Trochę was oszukałem nieświadomie, a to przez to że wczoraj grzebałem w VAGu i wyłączyłem LPG i tak zostało. A siostra śmigała na benzynce, której też jak widać nie było za dużo A że cały kilometr przed domem miała pod górkę to trochę słabo paliwa dawało. Tak więc o sprawie szarpania narazie zapominamy.Dzisiaj siostra musiała gdzieś podjechać. W jedną stronę było ok, ale jak jakiś czas później wracała to mówi że zaczęła szarpać. Już nie wiem gdzie szukać przyczyn. Wtryski się zatykają? Sterownik działa jak mu się podoba (na tym od 6-ciocylindrowka chodzilo bez zarzutu)? A może to przez sondę?
Wracając so sondy to jutro oblukam kabelki.
Właśnie zrobiłem kilka kilometrów. Jakieś dwie godziny temu wyjechałem z domu, ale to musiałem zapalać na LPG z wiadomego powodu i trochę ospale jechała z początku.
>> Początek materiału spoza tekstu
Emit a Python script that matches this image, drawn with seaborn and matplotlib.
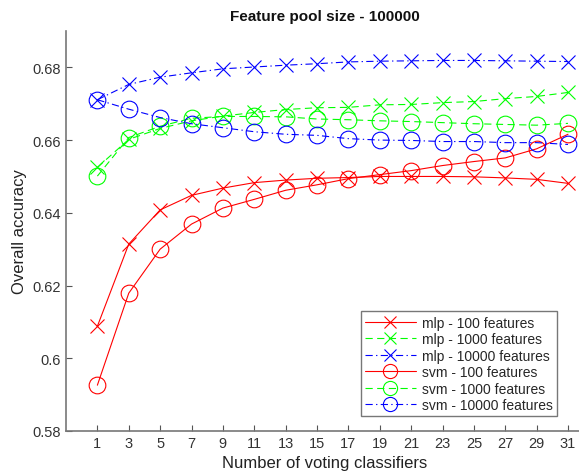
import numpy as np
import pandas as pd
import seaborn as sns
import matplotlib.pyplot as plt

# ── Data ───────────────────────────────────────────────────────────────────────
n_classifiers = [1, 3, 5, 7, 9, 11, 13, 15, 17, 19, 21, 23, 25, 27, 29, 31]

mlp_100 = [0.6088, 0.6314, 0.6408, 0.6448, 0.6468, 0.6483, 0.6490, 0.6495,
           0.6497, 0.6500, 0.6500, 0.6500, 0.6499, 0.6496, 0.6492, 0.6481]
mlp_1000 = [0.6525, 0.6602, 0.6632, 0.6653, 0.6666, 0.6676, 0.6684, 0.6689,
            0.6690, 0.6697, 0.6698, 0.6703, 0.6706, 0.6714, 0.6720, 0.6731]
mlp_10000 = [0.6711, 0.6753, 0.6773, 0.6785, 0.6796, 0.6801, 0.6806, 0.6810,
             0.6815, 0.6817, 0.6818, 0.6819, 0.6819, 0.6818, 0.6817, 0.6816]
svm_100 = [0.5926, 0.6179, 0.6300, 0.6369, 0.6413, 0.6437, 0.6462, 0.6477,
           0.6494, 0.6505, 0.6516, 0.6530, 0.6541, 0.6551, 0.6576, 0.6616]
svm_1000 = [0.6501, 0.6607, 0.6638, 0.6660, 0.6665, 0.6665, 0.6664, 0.6658,
            0.6656, 0.6653, 0.6651, 0.6648, 0.6645, 0.6643, 0.6641, 0.6646]
svm_10000 = [0.6711, 0.6685, 0.6662, 0.6645, 0.6634, 0.6623, 0.6616, 0.6613,
             0.6604, 0.6600, 0.6599, 0.6596, 0.6596, 0.6593, 0.6593, 0.6588]

# matlab-like dash patterns (in units of linewidth)
solid = "-"
dashed = (0, (6.5, 4))
dashdot = (0, (6.5, 3, 1.2, 3))

series = [
    ("mlp - 100 features", mlp_100, "#ff0000", solid, "x"),
    ("mlp - 1000 features", mlp_1000, "#00ff00", dashed, "x"),
    ("mlp - 10000 features", mlp_10000, "#0000ff", dashdot, "x"),
    ("svm - 100 features", svm_100, "#ff0000", solid, "o"),
    ("svm - 1000 features", svm_1000, "#00ff00", dashed, "o"),
    ("svm - 10000 features", svm_10000, "#0000ff", dashdot, "o"),
]

# ── Plot ───────────────────────────────────────────────────────────────────────
sns.set_theme(style="white")
plt.rcParams["font.family"] = ["Liberation Sans", "DejaVu Sans"]

fig = plt.figure(figsize=(5.79, 4.77), dpi=100)
ax = fig.add_axes([66 / 579, 45 / 477, 517.7 / 579, 400 / 477])

for label, vals, color, ls, marker in series:
    df = pd.DataFrame({"n": n_classifiers, "acc": vals})
    sns.lineplot(data=df, x="n", y="acc", ax=ax, color=color, linestyle=ls,
                 marker=marker, markersize=12 if marker == "o" else 10,
                 markerfacecolor="none", markeredgecolor=color,
                 markeredgewidth=0.8, linewidth=0.8, label=label)

ax.set_xlim(-1, 32)
ax.set_ylim(0.58, 0.69)
ax.set_xticks(n_classifiers)
ax.set_yticks([0.58, 0.60, 0.62, 0.64, 0.66, 0.68])
ax.set_yticklabels(["0.58", "0.6", "0.62", "0.64", "0.66", "0.68"])

for side in ["top", "right"]:
    ax.spines[side].set_visible(False)
for side in ["left", "bottom"]:
    ax.spines[side].set_color("#777777")
    ax.spines[side].set_linewidth(1.2)

ax.tick_params(direction="in", length=4, width=0.8, color="#555555",
               labelcolor="#333333", labelsize=10.5, left=True, bottom=True)

ax.set_xlabel("Number of voting classifiers", fontsize=12, color="#222222", labelpad=4)
ax.set_ylabel("Overall accuracy", fontsize=12, color="#222222", labelpad=4)
fig.text(325 / 579, 1 - 17 / 477, "Feature pool size - 100000", ha="center",
         va="center", fontsize=11, fontweight="bold", color="#111111")

leg = ax.legend(loc="lower right", bbox_to_anchor=(0.948, 0.037), fontsize=10,
                frameon=True, fancybox=False, edgecolor="#555555",
                handlelength=3.7, handletextpad=0.4, borderpad=0.3,
                labelspacing=0.18, borderaxespad=0, markerscale=0.85)
leg.get_frame().set_linewidth(1.0)

fig.savefig("out.png", dpi=100, facecolor="white")
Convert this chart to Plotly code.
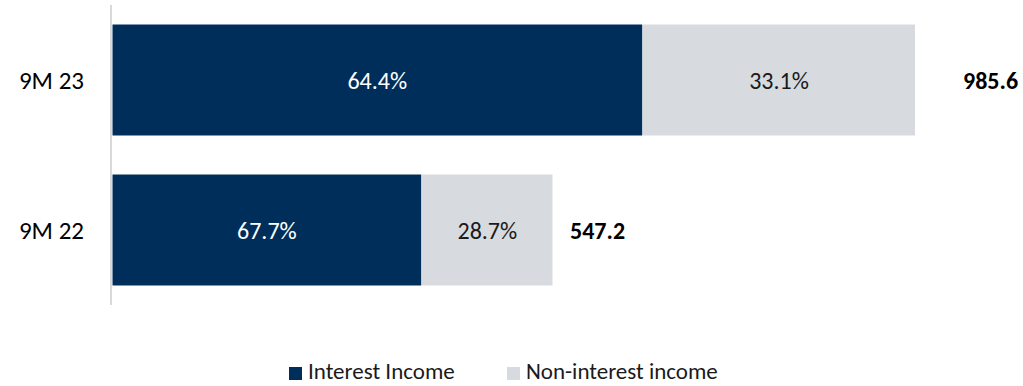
import plotly.graph_objects as go

# Data
periods = ["9M 22", "9M 23"]
totals = [547.2, 985.6]
interest_pct = [67.7, 64.4]
non_interest_pct = [28.7, 33.1]
series_names = ["Interest Income", "Non-interest income"]

# Segment lengths in absolute terms (share of total)
interest_val = [p * t / 100 for p, t in zip(interest_pct, totals)]
non_interest_val = [p * t / 100 for p, t in zip(non_interest_pct, totals)]

NAVY = "#002E5A"
LIGHT = "#D7DBDF"
FONT = "Carlito, Calibri, Lato, sans-serif"
W, H = 1023, 386
ML, MR, MT, MB = 112, 75, 5, 81

# horizontal pixel offset of each total label from the bar end
total_label_shift = [15, 46]

fig = go.Figure()
fig.add_trace(go.Bar(
    y=periods, x=interest_val, orientation="h", name=series_names[0],
    marker=dict(color=NAVY, line=dict(color="white", width=0.5)),
    text=[f"{v:.1f}%" for v in interest_pct], textposition="inside",
    insidetextanchor="middle", textfont=dict(color="white", size=24, family=FONT),
    hoverinfo="skip", showlegend=False,
))
fig.add_trace(go.Bar(
    y=periods, x=non_interest_val, orientation="h", name=series_names[1],
    marker=dict(color=LIGHT, line=dict(color="white", width=0.5)),
    text=[f"{v:.1f}%" for v in non_interest_pct], textposition="inside",
    insidetextanchor="middle", textfont=dict(color="#1a1a1a", size=24, family=FONT),
    hoverinfo="skip", showlegend=False,
))

for p, a, b, t, s in zip(periods, interest_val, non_interest_val, totals, total_label_shift):
    fig.add_annotation(
        x=a + b, y=p, text=f"<b>{t:.1f}</b>", showarrow=False,
        xanchor="left", yanchor="middle", xshift=s,
        font=dict(size=24, color="#000000", family=FONT),
    )

# Compact legend below the plot: colour square followed by its label
plot_w = W - ML - MR
plot_h = H - MT - MB


def px_x(px):
    return (px - ML) / plot_w


def px_y(py):
    return 1 - (py - MT) / plot_h


legend_items = [(series_names[0], NAVY, 289), (series_names[1], LIGHT, 507)]
for name, color, left in legend_items:
    fig.add_shape(
        type="rect", xref="paper", yref="paper",
        x0=px_x(left), x1=px_x(left + 13), y0=px_y(380), y1=px_y(367),
        fillcolor=color, line=dict(width=0),
    )
    fig.add_annotation(
        xref="paper", yref="paper", x=px_x(left + 18), y=px_y(371),
        text=name, showarrow=False, xanchor="left", yanchor="middle",
        borderpad=0,
        font=dict(size=23, color="#1a1a1a", family=FONT),
    )

fig.update_layout(
    barmode="stack",
    bargap=0.258,
    width=W, height=H,
    margin=dict(l=ML, r=MR, t=MT, b=MB),
    paper_bgcolor="white", plot_bgcolor="white",
    uniformtext=dict(mode="show", minsize=10),
    showlegend=False,
    xaxis=dict(range=[0, 1000], visible=False, fixedrange=True),
    yaxis=dict(
        categoryorder="array", categoryarray=periods, range=[-0.5, 1.5],
        showline=True, linecolor="#D9D9D9", linewidth=2,
        showgrid=False, zeroline=False, ticks="",
        ticklabelstandoff=21,
        tickfont=dict(size=25, color="#000000", family=FONT),
    ),
    font=dict(family=FONT),
)

fig.write_html("out.html")
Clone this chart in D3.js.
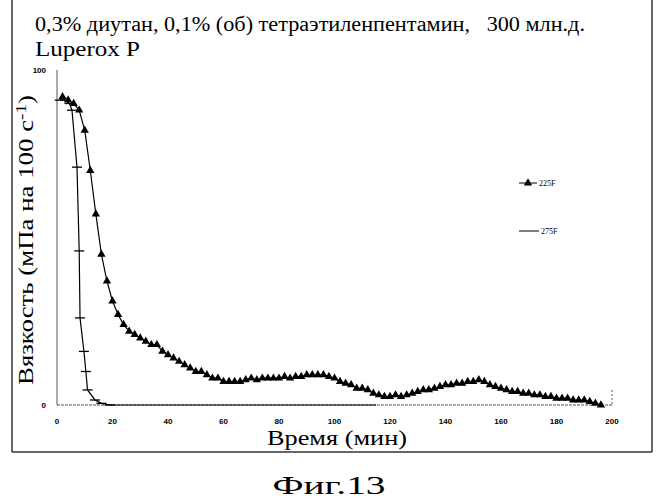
<!DOCTYPE html><html><head><meta charset="utf-8"><script src="https://cdn.jsdelivr.net/npm/d3@7"></script>
<style>body{margin:0;background:#fff}</style></head><body><svg id="c" width="663" height="500"></svg>
<script>
const t225=[2,4,6,8,10,12,14,16,18,20,22,24,26,28,30,32,34,36,38,40,42,44,46,48,50,52,54,56,58,60,62,64,66,68,70,72,74,76,78,80,82,84,86,88,90,92,94,96,98,100,102,104,106,108,110,112,114,116,118,120,122,124,126,128,130,132,134,136,138,140,142,144,146,148,150,152,154,156,158,160,162,164,166,168,170,172,174,176,178,180,182,184,186,188,190,192,194,196];
const v225=[92,91,90,88,82,70,57,45,37,31,27,24,22,21,20,19,18,18,16,15,14,13,12,11,10,10,9,8,8,7,7,7,7,7.5,8,7.5,8,8,8,8,8.5,8,8.5,8.5,9,9,9,9,8.5,8,7,6.5,6,5,5,4.5,3.5,3,2.5,2.5,3,2.5,3,3.5,4,4.5,4.5,5,5.5,6,6,6.5,6.5,7,7,7.5,7,6,5.5,5,4.5,4,4,3.5,3.5,3,3,2.5,2.5,2,2,2,1.5,1.5,1.5,1,0.5,0];
const t275=[1,3,4.5,5.4,7.2,8,8.3,9.7,10.4,11,13.7,16,19,25,40,60,80,100,115];
const v275=[91,91,90,88,71,46,26,16,10,4.5,1.5,0.5,0,0,0,0,0,0,0];
const xTicks=[0,20,40,60,80,100,120,140,160,180,200];
const yTicks=[0,100];
const svg=d3.select("#c");
const x=d3.scaleLinear().domain([0,200]).range([57,612]);
const y=d3.scaleLinear().domain([0,100]).range([405,70]);
svg.append("line").attr("x1",12).attr("x2",12).attr("y1",0).attr("y2",452).attr("stroke","#333").attr("stroke-width",1.5);
svg.append("line").attr("x1",652).attr("x2",652).attr("y1",0).attr("y2",452).attr("stroke","#333").attr("stroke-width",1.5);
svg.append("line").attr("x1",12).attr("x2",652).attr("y1",452).attr("y2",452).attr("stroke","#333").attr("stroke-width",1.5);
svg.append("line").attr("x1",57).attr("x2",57).attr("y1",70).attr("y2",405).attr("stroke","#555");
svg.append("line").attr("x1",57).attr("x2",612).attr("y1",405).attr("y2",405).attr("stroke","#555").attr("stroke-dasharray","3,1");
svg.append("line").attr("x1",612).attr("x2",612).attr("y1",390).attr("y2",405).attr("stroke","#555").attr("stroke-dasharray","2,2");
svg.selectAll(".xt").data(xTicks).join("text").attr("x",d=>x(d)).attr("y",424).attr("text-anchor","middle")
 .attr("font-family","Liberation Sans").attr("font-weight","bold").attr("font-size",8).text(d=>d);
svg.selectAll(".yt").data(yTicks).join("text").attr("x",46).attr("y",d=>y(d)+3).attr("text-anchor","end")
 .attr("font-family","Liberation Sans").attr("font-weight","bold").attr("font-size",8).text(d=>d);
const l=d3.line().x(d=>x(d[0])).y(d=>y(d[1]));
const d275=t275.map((t,i)=>[t,v275[i]]), d225=t225.map((t,i)=>[t,v225[i]]);
svg.append("path").attr("d",l(d275)).attr("fill","none").attr("stroke","#000").attr("stroke-width",1.2);
svg.selectAll(".p275").data(d275.filter(d=>d[0]<20)).join("path").attr("d","M-5,0H5").attr("stroke","#000").attr("stroke-width",1.3)
 .attr("transform",d=>`translate(${x(d[0])},${y(d[1])})`);
svg.append("path").attr("d",l(d225)).attr("fill","none").attr("stroke","#000").attr("stroke-width",1.2);
const tri=d3.symbol().type(d3.symbolTriangle).size(30);
svg.selectAll(".p225").data(d225).join("path").attr("d",tri).attr("fill","#000")
 .attr("transform",d=>`translate(${x(d[0])},${y(d[1])})`);
svg.append("line").attr("x1",519).attr("x2",537).attr("y1",183).attr("y2",183).attr("stroke","#000");
svg.append("path").attr("d",tri).attr("transform","translate(528,183)");
svg.append("text").attr("x",539).attr("y",186).attr("font-family","Liberation Serif").attr("font-size",8).text("225F");
svg.append("line").attr("x1",519).attr("x2",539).attr("y1",231).attr("y2",231).attr("stroke","#000");
svg.append("text").attr("x",541).attr("y",234).attr("font-family","Liberation Serif").attr("font-size",8).text("275F");
const ser="Liberation Serif";
svg.append("text").attr("x",35).attr("y",31).attr("font-family",ser).attr("font-size",20).attr("textLength",550).attr("lengthAdjust","spacingAndGlyphs").attr("xml:space","preserve").text("0,3% диутан, 0,1% (об) тетраэтиленпентамин,   300 млн.д.");
svg.append("text").attr("x",35).attr("y",56).attr("font-family",ser).attr("font-size",20).attr("textLength",105).attr("lengthAdjust","spacingAndGlyphs").text("Luperox P");
svg.append("text").attr("transform","translate(33,240) rotate(-90)").attr("text-anchor","middle").attr("font-family",ser).attr("font-size",21)
 .attr("textLength",290).attr("lengthAdjust","spacingAndGlyphs")
 .html('Вязкость (мПа на 100 с<tspan dy="-7" font-size="15">-1</tspan><tspan dy="7">)</tspan>');
svg.append("text").attr("x",337).attr("y",445).attr("text-anchor","middle").attr("font-family",ser).attr("font-size",21).attr("textLength",140).attr("lengthAdjust","spacingAndGlyphs").text("Время (мин)");
svg.append("text").attr("x",329).attr("y",494).attr("text-anchor","middle").attr("font-family",ser).attr("font-size",25).attr("textLength",113).attr("lengthAdjust","spacingAndGlyphs").text("Фиг.13");
</script></body></html>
Ale teraz jak po tych dwóch godzinach wracałem to ciągła nawet dobrze. :mrgreen:
Aha i ciągle mi pika że ciśnienie jest za wysokie. Jak obniże to mam Autokalibracje od nowa robić?
[ Dodano: 2014-04-21, 13:19 ]
Sprawa z sondą wygląda tak: kabel od wtyczki sterownika do łączenia z sondą sprawne - sprawdzane miernikiem. Sama sonda sprawna - wartości się zmieniają. Więc skoro połączenie do sterownika jest, to nie rozumiem dlaczego nie pokazuje zmian w programie. Z początku na benzynie jest 0.47V i spada do prawie zera, a na gazie cały czas zero. Przepiałem się nawet na drugi kabel i bez efektu. Gdy odpiąłem wogóle to na pierwszej pokazywało 0.67 a na drugiej 0.75 czy jakoś tak. Z tego co pamiętam zaraz po założeniu sekwencji to sonda zmieniała wartości. Potem jak zaczęło wariować już nie. Po podmianie na ten od 6-cio cylindrowego tez nie. Czy to może oznaczać że ze sterownikami coś nie tak??
Jak sprawdzić czy do komputera od PB sonda jest prawidłowo podłączona?